Restate, word for word, every line of the data.

---------- Given information ----------

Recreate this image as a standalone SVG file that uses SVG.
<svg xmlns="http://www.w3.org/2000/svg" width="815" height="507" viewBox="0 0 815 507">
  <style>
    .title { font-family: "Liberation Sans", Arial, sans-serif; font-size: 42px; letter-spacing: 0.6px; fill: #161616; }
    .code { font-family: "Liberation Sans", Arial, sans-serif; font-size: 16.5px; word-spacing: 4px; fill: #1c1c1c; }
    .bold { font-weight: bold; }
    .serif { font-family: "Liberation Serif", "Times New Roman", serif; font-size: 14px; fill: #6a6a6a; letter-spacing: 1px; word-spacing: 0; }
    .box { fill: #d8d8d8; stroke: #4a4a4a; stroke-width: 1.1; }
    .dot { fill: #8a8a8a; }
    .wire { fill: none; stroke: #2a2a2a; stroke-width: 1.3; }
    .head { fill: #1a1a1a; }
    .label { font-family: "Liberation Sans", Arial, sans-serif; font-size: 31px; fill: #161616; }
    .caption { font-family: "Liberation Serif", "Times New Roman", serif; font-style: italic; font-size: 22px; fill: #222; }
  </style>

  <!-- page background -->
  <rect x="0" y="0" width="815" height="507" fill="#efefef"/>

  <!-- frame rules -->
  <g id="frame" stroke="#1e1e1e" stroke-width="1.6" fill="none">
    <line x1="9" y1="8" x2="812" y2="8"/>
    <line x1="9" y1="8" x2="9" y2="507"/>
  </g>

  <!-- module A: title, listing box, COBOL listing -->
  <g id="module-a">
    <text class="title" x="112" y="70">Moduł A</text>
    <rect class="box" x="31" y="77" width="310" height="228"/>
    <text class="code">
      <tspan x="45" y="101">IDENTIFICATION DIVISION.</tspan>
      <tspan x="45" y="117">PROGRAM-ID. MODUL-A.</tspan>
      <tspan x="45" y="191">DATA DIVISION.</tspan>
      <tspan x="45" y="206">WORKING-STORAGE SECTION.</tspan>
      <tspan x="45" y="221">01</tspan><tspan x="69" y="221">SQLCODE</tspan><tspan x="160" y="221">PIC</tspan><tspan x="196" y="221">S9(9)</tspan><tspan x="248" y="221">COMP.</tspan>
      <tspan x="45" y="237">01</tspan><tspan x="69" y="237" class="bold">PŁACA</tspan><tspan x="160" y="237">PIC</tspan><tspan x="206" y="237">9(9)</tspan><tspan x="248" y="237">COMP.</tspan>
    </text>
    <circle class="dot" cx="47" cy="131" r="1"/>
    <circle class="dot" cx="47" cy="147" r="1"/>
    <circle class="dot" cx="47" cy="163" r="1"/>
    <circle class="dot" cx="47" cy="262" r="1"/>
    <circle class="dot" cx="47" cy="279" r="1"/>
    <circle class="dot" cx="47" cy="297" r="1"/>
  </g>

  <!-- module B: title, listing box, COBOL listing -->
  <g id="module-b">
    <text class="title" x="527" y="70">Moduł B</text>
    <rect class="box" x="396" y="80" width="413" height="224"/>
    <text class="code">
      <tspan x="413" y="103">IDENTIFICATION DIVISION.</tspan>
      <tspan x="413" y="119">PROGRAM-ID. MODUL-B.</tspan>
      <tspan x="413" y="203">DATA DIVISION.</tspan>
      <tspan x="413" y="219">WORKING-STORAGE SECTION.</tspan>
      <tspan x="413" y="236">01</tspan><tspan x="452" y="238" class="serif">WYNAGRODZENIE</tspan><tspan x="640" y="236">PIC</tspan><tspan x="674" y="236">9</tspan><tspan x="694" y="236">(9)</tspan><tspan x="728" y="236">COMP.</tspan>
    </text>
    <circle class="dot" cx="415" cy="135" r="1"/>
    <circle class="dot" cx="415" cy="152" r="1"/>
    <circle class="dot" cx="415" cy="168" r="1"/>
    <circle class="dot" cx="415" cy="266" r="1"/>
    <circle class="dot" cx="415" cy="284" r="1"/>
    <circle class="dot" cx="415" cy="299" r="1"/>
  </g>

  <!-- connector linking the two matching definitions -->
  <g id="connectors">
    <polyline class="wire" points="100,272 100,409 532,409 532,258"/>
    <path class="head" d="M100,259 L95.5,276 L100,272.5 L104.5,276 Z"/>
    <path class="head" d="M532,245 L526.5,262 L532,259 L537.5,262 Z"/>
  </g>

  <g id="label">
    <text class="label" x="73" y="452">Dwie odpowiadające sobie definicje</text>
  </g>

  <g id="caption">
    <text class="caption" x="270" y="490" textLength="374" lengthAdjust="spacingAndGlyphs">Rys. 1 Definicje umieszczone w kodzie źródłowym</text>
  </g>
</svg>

----------

Reply.
Recreate this image as a standalone SVG file that uses SVG.
<svg xmlns="http://www.w3.org/2000/svg" width="815" height="507" viewBox="0 0 815 507">
  <style>
    .title { font-family: "Liberation Sans", Arial, sans-serif; font-size: 42px; letter-spacing: 0.6px; fill: #161616; }
    .code { font-family: "Liberation Sans", Arial, sans-serif; font-size: 16.5px; word-spacing: 4px; fill: #1c1c1c; }
    .bold { font-weight: bold; }
    .serif { font-family: "Liberation Serif", "Times New Roman", serif; font-size: 14px; fill: #6a6a6a; letter-spacing: 1px; word-spacing: 0; }
    .box { fill: #d8d8d8; stroke: #4a4a4a; stroke-width: 1.1; }
    .dot { fill: #8a8a8a; }
    .wire { fill: none; stroke: #2a2a2a; stroke-width: 1.3; }
    .head { fill: #1a1a1a; }
    .label { font-family: "Liberation Sans", Arial, sans-serif; font-size: 31px; fill: #161616; }
    .caption { font-family: "Liberation Serif", "Times New Roman", serif; font-style: italic; font-size: 22px; fill: #222; }
  </style>

  <!-- page background -->
  <rect x="0" y="0" width="815" height="507" fill="#efefef"/>

  <!-- frame rules -->
  <g id="frame" stroke="#1e1e1e" stroke-width="1.6" fill="none">
    <line x1="9" y1="8" x2="812" y2="8"/>
    <line x1="9" y1="8" x2="9" y2="507"/>
  </g>

  <!-- module A: title, listing box, COBOL listing -->
  <g id="module-a">
    <text class="title" x="112" y="70">Moduł A</text>
    <rect class="box" x="31" y="77" width="310" height="228"/>
    <text class="code">
      <tspan x="45" y="101">IDENTIFICATION DIVISION.</tspan>
      <tspan x="45" y="117">PROGRAM-ID. MODUL-A.</tspan>
      <tspan x="45" y="191">DATA DIVISION.</tspan>
      <tspan x="45" y="206">WORKING-STORAGE SECTION.</tspan>
      <tspan x="45" y="221">01</tspan><tspan x="69" y="221">SQLCODE</tspan><tspan x="160" y="221">PIC</tspan><tspan x="196" y="221">S9(9)</tspan><tspan x="248" y="221">COMP.</tspan>
      <tspan x="45" y="237">01</tspan><tspan x="69" y="237" class="bold">PŁACA</tspan><tspan x="160" y="237">PIC</tspan><tspan x="206" y="237">9(9)</tspan><tspan x="248" y="237">COMP.</tspan>
    </text>
    <circle class="dot" cx="47" cy="131" r="1"/>
    <circle class="dot" cx="47" cy="147" r="1"/>
    <circle class="dot" cx="47" cy="163" r="1"/>
    <circle class="dot" cx="47" cy="262" r="1"/>
    <circle class="dot" cx="47" cy="279" r="1"/>
    <circle class="dot" cx="47" cy="297" r="1"/>
  </g>

  <!-- module B: title, listing box, COBOL listing -->
  <g id="module-b">
    <text class="title" x="527" y="70">Moduł B</text>
    <rect class="box" x="396" y="80" width="413" height="224"/>
    <text class="code">
      <tspan x="413" y="103">IDENTIFICATION DIVISION.</tspan>
      <tspan x="413" y="119">PROGRAM-ID. MODUL-B.</tspan>
      <tspan x="413" y="203">DATA DIVISION.</tspan>
      <tspan x="413" y="219">WORKING-STORAGE SECTION.</tspan>
      <tspan x="413" y="236">01</tspan><tspan x="452" y="238" class="serif">WYNAGRODZENIE</tspan><tspan x="640" y="236">PIC</tspan><tspan x="674" y="236">9</tspan><tspan x="694" y="236">(9)</tspan><tspan x="728" y="236">COMP.</tspan>
    </text>
    <circle class="dot" cx="415" cy="135" r="1"/>
    <circle class="dot" cx="415" cy="152" r="1"/>
    <circle class="dot" cx="415" cy="168" r="1"/>
    <circle class="dot" cx="415" cy="266" r="1"/>
    <circle class="dot" cx="415" cy="284" r="1"/>
    <circle class="dot" cx="415" cy="299" r="1"/>
  </g>

  <!-- connector linking the two matching definitions -->
  <g id="connectors">
    <polyline class="wire" points="100,272 100,409 532,409 532,258"/>
    <path class="head" d="M100,259 L95.5,276 L100,272.5 L104.5,276 Z"/>
    <path class="head" d="M532,245 L526.5,262 L532,259 L537.5,262 Z"/>
  </g>

  <g id="label">
    <text class="label" x="73" y="452">Dwie odpowiadające sobie definicje</text>
  </g>

  <g id="caption">
    <text class="caption" x="270" y="490" textLength="374" lengthAdjust="spacingAndGlyphs">Rys. 1 Definicje umieszczone w kodzie źródłowym</text>
  </g>
</svg>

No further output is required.